優しい細胞
ミス・パメラには特殊な記憶がある、彼女は生まれつき病弱で、体のうちそのほとんどが人工培養された特殊な細胞からできている。中には完全に機械に置き換えられている部位もある。そういう部位に対し、ミスパメラは国立病院の主治医に不満を訴えなかった。だが、先月になって彼女はある告白をした。ミスパメラは、西洋の島国のさらに辺境の離島に住んでいる。彼女ほど体の部位を再生医療にたよって健常者とほぼ同じ生活をしている人はいない。だから世界中から彼女に関心が集まっていて、彼女自身よく人の役に立ちたいといっている。彼女は離島の村の出身であり、そこには変わった信仰があった。もともと土着の信仰は何もなく、ただ外から、本国や、海外からつたわってくるすべての宗教を包括的に集めた“独自の信仰”を持っていた。村人の性質は温厚であり、村には資源が豊富にあり、土地もよく肥えていて農作物はよく育つ、そんな環境が手伝ってか、争いやもめごとには無縁な島だった。しかし、ミス・パメラの一件はよく思わないものもいた。
「自然の摂理に反する」
といって、地元の呪術師の中には、そういうきついことをいう人間もいた。
だがパメラが最近したある告白は、その地元の新聞や、本国の新聞にも大々的に報じられ、彼女の中の“信仰”が明らかになった。それはあるインタビューだった。
「初めに手術を受けたのは?その直後に何か感じた?」
「11歳の頃です。うまれつき心臓がよわく、というか……私のほとんどの体の部位はうまれつき悪いのですが」
うなずくインタビュアー。
「続けて」
「直後、というより、いつも感じていることですが……」
彼女は島の民族衣装、レインボー柄の綺麗な織物にみをつつみ、小さな木の実の種の首飾りをいじりつつ、みつあみの髪の毛を頭をゆらして位置をもどし、はにかみながらも、恐る恐る、といった眼つきで、大きな目をひらいてインタビュアをみつめた。

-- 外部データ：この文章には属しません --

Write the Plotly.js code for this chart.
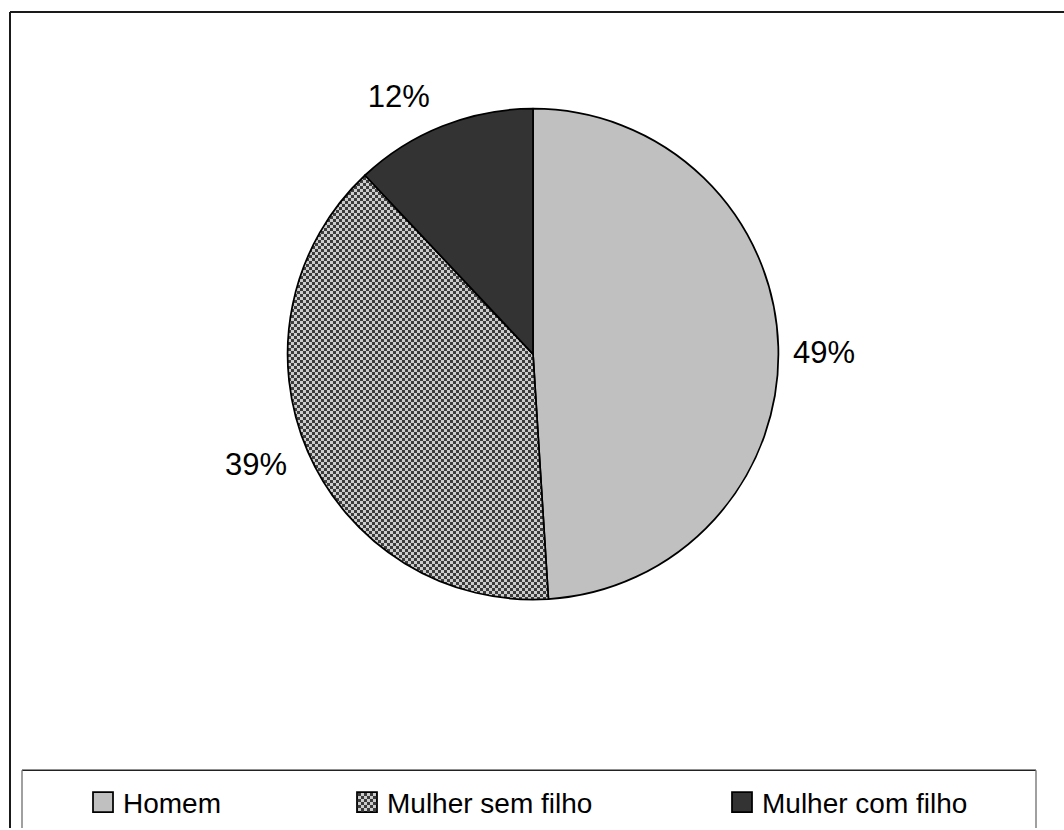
<!DOCTYPE html>
<html>
<head>
<meta charset="utf-8">
<script src="https://cdn.plot.ly/plotly-3.0.1.min.js"></script>
<style>
  html, body { margin: 0; padding: 0; background: #ffffff; }
  #chart { width: 1064px; height: 830px; }
</style>
</head>
<body>
<div id="chart"></div>
<script>
// Share of respondents by group (percent)
const labels = ['Homem', 'Mulher sem filho', 'Mulher com filho'];
const shares = [49, 39, 12];
const sliceFills = ['#c0c0c0', '#808080', '#333333'];
// slice drawn with the checkerboard texture
const checkerIndex = 1;

const W = 1064, H = 830;
const fx = p => p / W;
const fy = p => 1 - p / H;
const FONT = 'Liberation Sans, Arial, Helvetica, sans-serif';

// left edge of each legend entry and the row's vertical centre, in px
const legendSlots = [83, 347, 722];
const legendRowY = 802;
// fine offsets (px) for the outside percentage labels, one per slice
const labelNudge = [[6, 6], [-12, 10], [-4, -14]];

const trace = {
  type: 'pie',
  labels: labels,
  values: shares,
  sort: false,
  direction: 'clockwise',
  rotation: 0,
  marker: { colors: sliceFills, line: { color: '#000000', width: 1.75 } },
  textinfo: 'percent',
  textposition: 'outside',
  outsidetextfont: { family: FONT, size: 31, color: '#000000' },
  hoverinfo: 'none',
  domain: { x: [fx(287), fx(779)], y: [fy(601), fy(109)] }
};

const line = (x0, y0, x1, y1, color, width) => ({
  type: 'line', xref: 'paper', yref: 'paper',
  x0: fx(x0), y0: fy(y0), x1: fx(x1), y1: fy(y1),
  line: { color: color, width: width }
});

const layout = {
  width: W, height: H,
  margin: { l: 0, r: 0, t: 0, b: 0 },
  paper_bgcolor: '#ffffff',
  plot_bgcolor: '#ffffff',
  showlegend: true,
  legend: {
    orientation: 'h',
    x: fx(legendSlots[0]), xanchor: 'left',
    y: fy(782), yanchor: 'top',
    entrywidth: 260, entrywidthmode: 'pixels',
    font: { family: FONT, size: 28, color: '#000000' },
    bgcolor: 'rgba(0,0,0,0)', borderwidth: 0,
    itemclick: false, itemdoubleclick: false
  },
  shapes: [
    // chart frame
    line(10, 12, 1064, 12, '#1a1a1a', 2),
    line(10, 12, 10, 830, '#1a1a1a', 2),
    // legend frame
    line(22, 772, 1036, 772, '#222222', 1.5),
    line(22, 772, 22, 830, '#808080', 1.5),
    line(1036, 772, 1036, 830, '#808080', 1.5)
  ]
};

const gd = document.getElementById('chart');

function addChecker() {
  const svg = gd.querySelector('svg.main-svg');
  if (!svg || svg.querySelector('#checker')) return;
  const ns = 'http://www.w3.org/2000/svg';
  let defs = svg.querySelector('defs');
  if (!defs) { defs = document.createElementNS(ns, 'defs'); svg.insertBefore(defs, svg.firstChild); }
  const pat = document.createElementNS(ns, 'pattern');
  pat.setAttribute('id', 'checker');
  pat.setAttribute('patternUnits', 'userSpaceOnUse');
  pat.setAttribute('width', '6');
  pat.setAttribute('height', '6');
  const cells = [[0, 0, 6, 6, '#cccccc'], [0, 0, 3, 3, '#3c3c3c'], [3, 3, 3, 3, '#3c3c3c']];
  cells.forEach(c => {
    const r = document.createElementNS(ns, 'rect');
    r.setAttribute('x', c[0]); r.setAttribute('y', c[1]);
    r.setAttribute('width', c[2]); r.setAttribute('height', c[3]);
    r.setAttribute('fill', c[4]);
    pat.appendChild(r);
  });
  defs.appendChild(pat);
}

function nudgeLabels() {
  const texts = gd.querySelectorAll('.pielayer .slice text.slicetext');
  texts.forEach((t, i) => {
    const n = labelNudge[i];
    if (!n) return;
    if (!t.dataset.base) t.dataset.base = t.getAttribute('transform') || '';
    t.setAttribute('transform', 'translate(' + n[0] + ',' + n[1] + ') ' + t.dataset.base);
  });
}

function finish() {
  addChecker();
  const slices = gd.querySelectorAll('.pielayer .slice path.surface');
  if (slices[checkerIndex]) slices[checkerIndex].style.fill = 'url(#checker)';
  nudgeLabels();

  const items = gd.querySelectorAll('.legend .traces');
  items.forEach((it, i) => {
    const sym = it.querySelector('path.legendpie');
    if (sym) {
      sym.setAttribute('d', 'M10,10H-10V-10H10Z');
      if (i === checkerIndex) sym.style.fill = 'url(#checker)';
    }
    if (i < legendSlots.length) {
      const ctm = it.getCTM();
      const m = it.transform.baseVal.consolidate();
      const mx = m ? m.matrix.e : 0, my = m ? m.matrix.f : 0;
      it.setAttribute('transform',
        'translate(' + (mx + legendSlots[i] - ctm.e) + ',' + (my + legendRowY - ctm.f) + ')');
    }
  });
}

Plotly.newPlot(gd, [trace], layout, { displayModeBar: false, staticPlot: true }).then(() => {
  finish();
  gd.on('plotly_afterplot', finish);
});
</script>
</body>
</html>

「主治医の先生によるとよくあることらしいのですが……ドナーの方……といえばいいのか、細胞の……感情や記憶を感じるのです」
「え!!?」
再生医療はこのごろに盛んに取りざたされて、様々な病への応用が期待されている。彼女がこれほど生きながらえたのも、その活発な議論と研究の結果だろう。
「細胞にも、性格があるのです、ですが初めに与えられた心臓は、優しい、優しいイメージがわきました」
「やさしい……何かに例えられる?」
彼女はあごにてをあてて、数秒考えこんだ。
「たとえば、母の胎内の中にいたころのような……明確な記憶ではありませんが、ただ広く大きなものに包まれている、そんな感覚でした、そして最近
その記憶を思い出したのです、その……心当たりに」
「心当たり!?細胞にも人格のようなものがあって、記憶をしているのか……信じられない」
とまどいながらも、笑い、ミス・パメラは前をみていいはなった。正面にも、動画撮影用カメラが設置されていた。
「それは、多くの研究者が、ラボの中で、互いに励ましあい、喜び合い、私の……私に与えられた臓器の誕生を、歓迎していた、その記憶でした」
彼女によると、その経験、“やさしさ”を感じたことが、彼女がその後の多くの手術を乗り越えられた理由なのだという、そして今も彼女は、地元の呪術師の言葉をきにするわけではないが、自然に反するのではないか、と宗教上の理由で考える事もある、ただ、そういうときいつも考えるのだという。
“この記憶も、想いも、自分の中にある限り本物なのだ”という事を。